On the last real day I spent with him, just a few days before he died, I had to leave early to keep a professional commitment. That evening, I was giving a virtual talk for the Anne Arundel County and Howard County, Maryland genealogical societies. “Tell them I say hello,” Bob joked, before he offered to give the talk on my behalf. I suggested a future speaking tour as a grandfather-and-granddaughter duo, which made him smile. Then he nodded, squeezed my hand, and lowered his voice for just the two of us to hear. “Listen…if you can make it all work, doing this…then I’m glad.

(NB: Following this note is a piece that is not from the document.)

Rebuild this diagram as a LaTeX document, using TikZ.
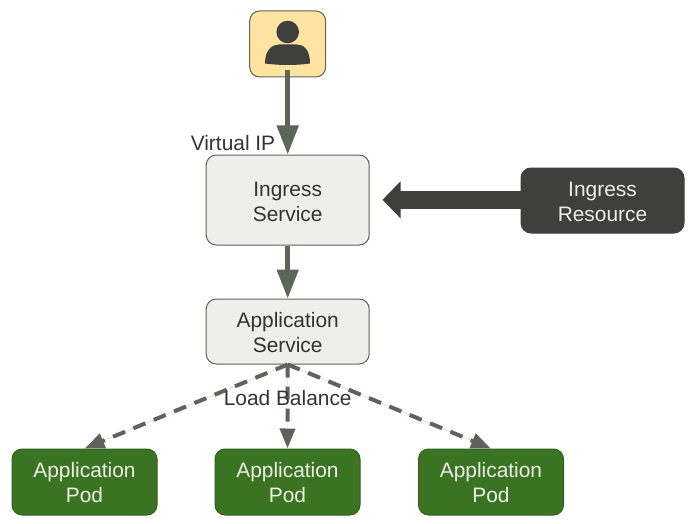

It’s just great.”
And then, as always, he left me with one of the many catchphrases that will be part of my lexicon for the rest of my life: “Keep up the good work!” He knows I intend to.



I'm sad to hear your grandfather died and that's why I haven't read more of your posts lately. I'm sorry for your loss. A beautiful tribute to him and do keep up the good work.
What a wonderful tribute to your grandfather. I am sure he is proud of you.